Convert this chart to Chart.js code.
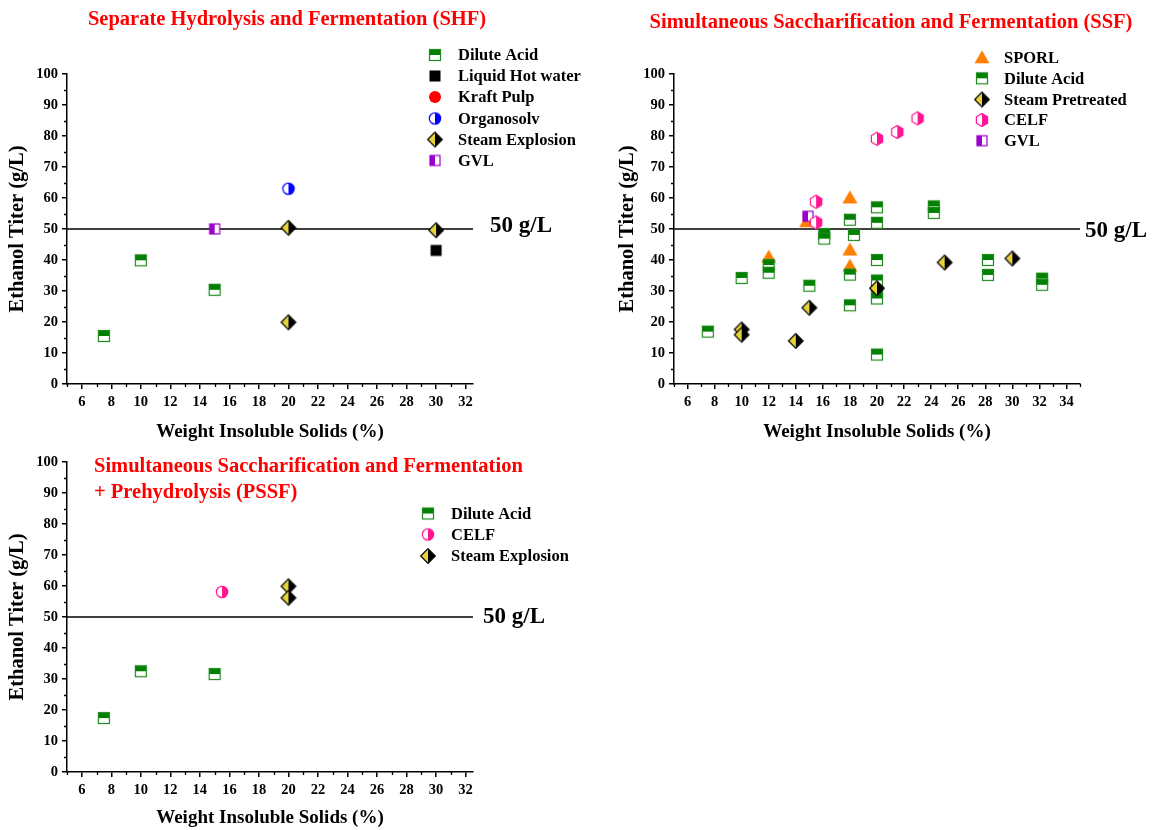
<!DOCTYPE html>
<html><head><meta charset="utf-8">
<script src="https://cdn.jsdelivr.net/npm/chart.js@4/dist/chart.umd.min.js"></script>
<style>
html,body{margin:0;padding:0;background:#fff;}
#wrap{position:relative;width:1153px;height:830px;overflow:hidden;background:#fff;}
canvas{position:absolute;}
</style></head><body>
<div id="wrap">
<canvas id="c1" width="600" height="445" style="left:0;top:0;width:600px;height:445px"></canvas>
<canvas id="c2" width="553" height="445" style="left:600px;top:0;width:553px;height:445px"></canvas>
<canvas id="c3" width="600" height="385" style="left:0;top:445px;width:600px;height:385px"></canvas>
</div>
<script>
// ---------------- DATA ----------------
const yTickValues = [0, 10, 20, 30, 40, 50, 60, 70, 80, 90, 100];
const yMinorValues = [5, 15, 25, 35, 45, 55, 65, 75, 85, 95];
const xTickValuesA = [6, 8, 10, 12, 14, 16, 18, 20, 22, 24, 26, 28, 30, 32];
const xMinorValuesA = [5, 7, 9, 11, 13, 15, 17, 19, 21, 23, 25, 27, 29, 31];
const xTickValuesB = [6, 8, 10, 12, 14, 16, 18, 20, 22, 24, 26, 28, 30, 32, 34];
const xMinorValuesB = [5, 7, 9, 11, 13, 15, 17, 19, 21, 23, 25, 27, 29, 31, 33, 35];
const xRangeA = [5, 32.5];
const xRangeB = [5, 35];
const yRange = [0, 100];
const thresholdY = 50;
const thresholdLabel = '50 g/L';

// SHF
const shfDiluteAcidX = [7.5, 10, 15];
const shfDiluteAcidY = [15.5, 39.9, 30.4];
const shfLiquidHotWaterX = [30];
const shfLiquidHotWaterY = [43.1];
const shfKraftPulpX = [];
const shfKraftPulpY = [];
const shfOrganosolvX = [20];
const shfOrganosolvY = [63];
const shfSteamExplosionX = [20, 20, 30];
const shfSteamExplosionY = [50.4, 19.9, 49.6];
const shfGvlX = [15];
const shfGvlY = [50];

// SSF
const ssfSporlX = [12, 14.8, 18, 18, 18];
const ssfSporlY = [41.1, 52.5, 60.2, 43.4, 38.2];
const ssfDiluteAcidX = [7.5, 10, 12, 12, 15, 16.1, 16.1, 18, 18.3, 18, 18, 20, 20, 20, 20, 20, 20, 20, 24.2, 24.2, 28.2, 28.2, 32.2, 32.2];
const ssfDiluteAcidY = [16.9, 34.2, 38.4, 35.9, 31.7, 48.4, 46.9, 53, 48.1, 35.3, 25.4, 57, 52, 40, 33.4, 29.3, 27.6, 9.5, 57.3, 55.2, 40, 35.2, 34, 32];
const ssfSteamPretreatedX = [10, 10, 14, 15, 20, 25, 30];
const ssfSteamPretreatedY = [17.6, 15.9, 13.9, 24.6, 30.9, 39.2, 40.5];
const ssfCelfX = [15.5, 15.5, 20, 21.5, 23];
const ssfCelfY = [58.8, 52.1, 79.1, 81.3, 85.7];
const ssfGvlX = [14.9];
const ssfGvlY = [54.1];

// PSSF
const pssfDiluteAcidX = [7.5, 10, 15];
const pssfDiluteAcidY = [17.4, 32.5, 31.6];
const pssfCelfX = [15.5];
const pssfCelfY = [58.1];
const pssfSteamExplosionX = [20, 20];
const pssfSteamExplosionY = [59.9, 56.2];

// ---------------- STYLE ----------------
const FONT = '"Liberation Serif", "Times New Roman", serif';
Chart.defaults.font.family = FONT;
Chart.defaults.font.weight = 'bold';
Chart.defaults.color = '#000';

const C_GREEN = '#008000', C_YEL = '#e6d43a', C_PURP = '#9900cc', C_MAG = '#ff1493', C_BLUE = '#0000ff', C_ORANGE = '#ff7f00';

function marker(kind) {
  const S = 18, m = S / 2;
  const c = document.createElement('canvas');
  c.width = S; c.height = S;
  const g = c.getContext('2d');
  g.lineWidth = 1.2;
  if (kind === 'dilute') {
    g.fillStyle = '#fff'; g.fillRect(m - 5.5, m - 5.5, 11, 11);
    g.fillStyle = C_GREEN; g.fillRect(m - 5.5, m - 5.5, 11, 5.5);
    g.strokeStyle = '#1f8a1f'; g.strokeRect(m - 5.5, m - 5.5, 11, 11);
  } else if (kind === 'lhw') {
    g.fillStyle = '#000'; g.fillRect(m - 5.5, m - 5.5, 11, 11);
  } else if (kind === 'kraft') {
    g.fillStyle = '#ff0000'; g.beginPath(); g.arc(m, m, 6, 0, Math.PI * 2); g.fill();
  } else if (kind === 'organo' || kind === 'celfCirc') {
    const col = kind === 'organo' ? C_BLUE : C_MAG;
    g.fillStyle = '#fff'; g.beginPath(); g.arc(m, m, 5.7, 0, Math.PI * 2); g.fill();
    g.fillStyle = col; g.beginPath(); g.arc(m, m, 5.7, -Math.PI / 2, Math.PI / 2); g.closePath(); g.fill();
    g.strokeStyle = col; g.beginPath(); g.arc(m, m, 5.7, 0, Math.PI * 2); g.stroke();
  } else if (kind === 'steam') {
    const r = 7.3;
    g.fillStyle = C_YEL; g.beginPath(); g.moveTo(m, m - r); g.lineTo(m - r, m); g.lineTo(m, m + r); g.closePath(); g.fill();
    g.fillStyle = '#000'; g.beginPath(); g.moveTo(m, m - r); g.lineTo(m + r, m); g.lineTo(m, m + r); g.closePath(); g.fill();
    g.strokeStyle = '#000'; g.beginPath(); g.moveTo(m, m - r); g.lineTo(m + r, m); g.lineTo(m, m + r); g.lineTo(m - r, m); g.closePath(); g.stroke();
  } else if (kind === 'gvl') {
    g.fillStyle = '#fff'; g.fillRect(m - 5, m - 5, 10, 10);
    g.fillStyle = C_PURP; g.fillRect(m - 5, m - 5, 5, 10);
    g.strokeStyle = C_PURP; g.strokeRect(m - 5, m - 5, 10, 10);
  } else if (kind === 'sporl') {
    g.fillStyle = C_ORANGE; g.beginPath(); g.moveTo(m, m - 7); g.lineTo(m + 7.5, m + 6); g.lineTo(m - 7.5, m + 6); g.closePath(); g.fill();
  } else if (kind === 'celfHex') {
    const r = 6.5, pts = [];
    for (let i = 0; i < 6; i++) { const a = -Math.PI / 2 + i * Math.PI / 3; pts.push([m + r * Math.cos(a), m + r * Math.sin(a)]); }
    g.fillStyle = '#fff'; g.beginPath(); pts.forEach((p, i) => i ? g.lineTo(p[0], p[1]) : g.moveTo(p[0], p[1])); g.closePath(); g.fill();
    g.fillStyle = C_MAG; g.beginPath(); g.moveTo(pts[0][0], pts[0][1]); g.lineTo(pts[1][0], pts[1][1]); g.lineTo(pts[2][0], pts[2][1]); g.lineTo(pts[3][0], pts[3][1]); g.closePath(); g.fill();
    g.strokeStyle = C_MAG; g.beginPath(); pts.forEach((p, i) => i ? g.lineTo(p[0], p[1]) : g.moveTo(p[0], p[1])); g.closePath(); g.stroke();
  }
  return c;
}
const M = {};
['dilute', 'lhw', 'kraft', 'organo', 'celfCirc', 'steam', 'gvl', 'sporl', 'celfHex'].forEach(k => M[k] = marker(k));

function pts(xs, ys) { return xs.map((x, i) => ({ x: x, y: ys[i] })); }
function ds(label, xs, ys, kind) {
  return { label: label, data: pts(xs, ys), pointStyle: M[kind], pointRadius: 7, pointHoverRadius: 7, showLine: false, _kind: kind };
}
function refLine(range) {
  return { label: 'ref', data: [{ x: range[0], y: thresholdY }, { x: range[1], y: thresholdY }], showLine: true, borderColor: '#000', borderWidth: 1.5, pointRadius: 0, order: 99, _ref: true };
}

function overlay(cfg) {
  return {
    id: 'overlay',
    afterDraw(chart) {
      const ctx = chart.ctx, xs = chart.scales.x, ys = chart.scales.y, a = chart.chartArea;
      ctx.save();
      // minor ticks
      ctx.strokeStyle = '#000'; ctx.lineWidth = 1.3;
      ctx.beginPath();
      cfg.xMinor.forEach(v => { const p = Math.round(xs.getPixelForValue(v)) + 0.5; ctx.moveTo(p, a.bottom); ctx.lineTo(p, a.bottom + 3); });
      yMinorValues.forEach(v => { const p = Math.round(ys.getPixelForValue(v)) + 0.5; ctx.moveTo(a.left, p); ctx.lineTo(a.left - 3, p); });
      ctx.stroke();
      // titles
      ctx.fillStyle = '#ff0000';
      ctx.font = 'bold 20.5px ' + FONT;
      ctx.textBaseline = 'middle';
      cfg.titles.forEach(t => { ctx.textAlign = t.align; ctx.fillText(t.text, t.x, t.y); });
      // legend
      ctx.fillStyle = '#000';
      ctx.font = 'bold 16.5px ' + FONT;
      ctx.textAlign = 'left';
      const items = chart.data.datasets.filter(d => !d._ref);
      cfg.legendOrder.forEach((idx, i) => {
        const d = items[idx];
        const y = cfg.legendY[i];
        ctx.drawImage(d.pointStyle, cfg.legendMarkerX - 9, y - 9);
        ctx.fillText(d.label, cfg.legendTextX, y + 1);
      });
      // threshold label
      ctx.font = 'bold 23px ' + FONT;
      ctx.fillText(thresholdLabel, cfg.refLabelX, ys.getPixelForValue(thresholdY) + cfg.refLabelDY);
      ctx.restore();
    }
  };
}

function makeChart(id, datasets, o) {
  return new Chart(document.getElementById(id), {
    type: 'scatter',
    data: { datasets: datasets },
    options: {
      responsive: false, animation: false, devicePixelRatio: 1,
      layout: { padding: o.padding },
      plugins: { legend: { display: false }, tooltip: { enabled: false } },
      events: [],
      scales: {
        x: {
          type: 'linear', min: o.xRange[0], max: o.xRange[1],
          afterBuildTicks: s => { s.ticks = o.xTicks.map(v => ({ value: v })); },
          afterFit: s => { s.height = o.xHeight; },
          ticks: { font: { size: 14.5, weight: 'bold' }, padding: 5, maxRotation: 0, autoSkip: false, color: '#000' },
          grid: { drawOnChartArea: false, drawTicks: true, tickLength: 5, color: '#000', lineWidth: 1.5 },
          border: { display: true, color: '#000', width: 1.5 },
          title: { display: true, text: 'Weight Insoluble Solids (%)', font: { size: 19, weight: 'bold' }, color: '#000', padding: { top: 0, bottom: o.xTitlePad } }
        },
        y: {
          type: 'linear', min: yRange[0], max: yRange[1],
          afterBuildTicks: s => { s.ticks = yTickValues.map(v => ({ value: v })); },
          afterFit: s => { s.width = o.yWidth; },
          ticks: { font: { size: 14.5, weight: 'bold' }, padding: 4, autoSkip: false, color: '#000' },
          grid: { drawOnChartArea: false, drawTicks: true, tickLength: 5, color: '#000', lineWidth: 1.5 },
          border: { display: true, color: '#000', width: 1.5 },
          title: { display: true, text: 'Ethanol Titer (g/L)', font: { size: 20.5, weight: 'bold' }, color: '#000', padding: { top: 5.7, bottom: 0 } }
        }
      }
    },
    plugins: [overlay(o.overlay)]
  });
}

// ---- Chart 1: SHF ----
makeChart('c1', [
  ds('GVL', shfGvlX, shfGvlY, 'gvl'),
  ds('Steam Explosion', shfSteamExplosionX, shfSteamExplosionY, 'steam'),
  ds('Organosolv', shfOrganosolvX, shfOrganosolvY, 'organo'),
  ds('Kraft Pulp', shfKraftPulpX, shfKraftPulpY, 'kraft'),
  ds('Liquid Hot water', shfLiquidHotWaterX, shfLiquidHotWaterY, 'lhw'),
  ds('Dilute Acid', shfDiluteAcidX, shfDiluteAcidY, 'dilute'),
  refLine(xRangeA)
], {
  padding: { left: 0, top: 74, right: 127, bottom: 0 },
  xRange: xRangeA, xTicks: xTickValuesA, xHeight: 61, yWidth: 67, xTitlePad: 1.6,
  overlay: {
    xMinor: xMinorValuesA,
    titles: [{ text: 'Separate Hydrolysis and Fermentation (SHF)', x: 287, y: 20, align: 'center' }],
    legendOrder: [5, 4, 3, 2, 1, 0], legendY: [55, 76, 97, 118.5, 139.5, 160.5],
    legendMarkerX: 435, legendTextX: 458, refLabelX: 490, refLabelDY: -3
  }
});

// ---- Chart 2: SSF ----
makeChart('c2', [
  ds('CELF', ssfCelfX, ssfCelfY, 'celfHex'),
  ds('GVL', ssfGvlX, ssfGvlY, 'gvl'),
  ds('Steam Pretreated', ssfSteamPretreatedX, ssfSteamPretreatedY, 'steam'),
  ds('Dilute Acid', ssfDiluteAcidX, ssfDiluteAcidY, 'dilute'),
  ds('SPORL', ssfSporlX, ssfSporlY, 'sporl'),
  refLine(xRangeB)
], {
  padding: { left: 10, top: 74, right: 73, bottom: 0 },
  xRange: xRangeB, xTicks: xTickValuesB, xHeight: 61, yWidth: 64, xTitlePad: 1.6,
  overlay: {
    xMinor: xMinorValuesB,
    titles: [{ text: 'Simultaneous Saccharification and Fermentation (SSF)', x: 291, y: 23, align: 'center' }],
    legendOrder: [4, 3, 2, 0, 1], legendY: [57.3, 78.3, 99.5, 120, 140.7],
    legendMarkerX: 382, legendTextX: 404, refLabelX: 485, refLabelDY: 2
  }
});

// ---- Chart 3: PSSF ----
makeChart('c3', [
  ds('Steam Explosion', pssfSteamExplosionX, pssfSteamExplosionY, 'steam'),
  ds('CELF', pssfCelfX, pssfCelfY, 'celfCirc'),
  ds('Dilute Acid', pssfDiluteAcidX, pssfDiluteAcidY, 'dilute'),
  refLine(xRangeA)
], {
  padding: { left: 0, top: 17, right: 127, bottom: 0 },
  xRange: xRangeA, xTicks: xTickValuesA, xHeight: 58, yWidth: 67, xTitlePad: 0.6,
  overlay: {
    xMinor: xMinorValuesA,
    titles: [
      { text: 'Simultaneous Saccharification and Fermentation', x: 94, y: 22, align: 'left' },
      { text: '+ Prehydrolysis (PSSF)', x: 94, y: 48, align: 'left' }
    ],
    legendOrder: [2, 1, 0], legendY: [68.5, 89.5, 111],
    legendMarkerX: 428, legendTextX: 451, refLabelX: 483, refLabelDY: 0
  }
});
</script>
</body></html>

**What you are asked to do:**
Begin at the top of the material above and output each line exactly, stopping after the line that holds "const thresholdLabel = '50 g/L';". Leave out pictures.

**Response:**
Convert this chart to Chart.js code.
<!DOCTYPE html>
<html><head><meta charset="utf-8">
<script src="https://cdn.jsdelivr.net/npm/chart.js@4/dist/chart.umd.min.js"></script>
<style>
html,body{margin:0;padding:0;background:#fff;}
#wrap{position:relative;width:1153px;height:830px;overflow:hidden;background:#fff;}
canvas{position:absolute;}
</style></head><body>
<div id="wrap">
<canvas id="c1" width="600" height="445" style="left:0;top:0;width:600px;height:445px"></canvas>
<canvas id="c2" width="553" height="445" style="left:600px;top:0;width:553px;height:445px"></canvas>
<canvas id="c3" width="600" height="385" style="left:0;top:445px;width:600px;height:385px"></canvas>
</div>
<script>
// ---------------- DATA ----------------
const yTickValues = [0, 10, 20, 30, 40, 50, 60, 70, 80, 90, 100];
const yMinorValues = [5, 15, 25, 35, 45, 55, 65, 75, 85, 95];
const xTickValuesA = [6, 8, 10, 12, 14, 16, 18, 20, 22, 24, 26, 28, 30, 32];
const xMinorValuesA = [5, 7, 9, 11, 13, 15, 17, 19, 21, 23, 25, 27, 29, 31];
const xTickValuesB = [6, 8, 10, 12, 14, 16, 18, 20, 22, 24, 26, 28, 30, 32, 34];
const xMinorValuesB = [5, 7, 9, 11, 13, 15, 17, 19, 21, 23, 25, 27, 29, 31, 33, 35];
const xRangeA = [5, 32.5];
const xRangeB = [5, 35];
const yRange = [0, 100];
const thresholdY = 50;
const thresholdLabel = '50 g/L';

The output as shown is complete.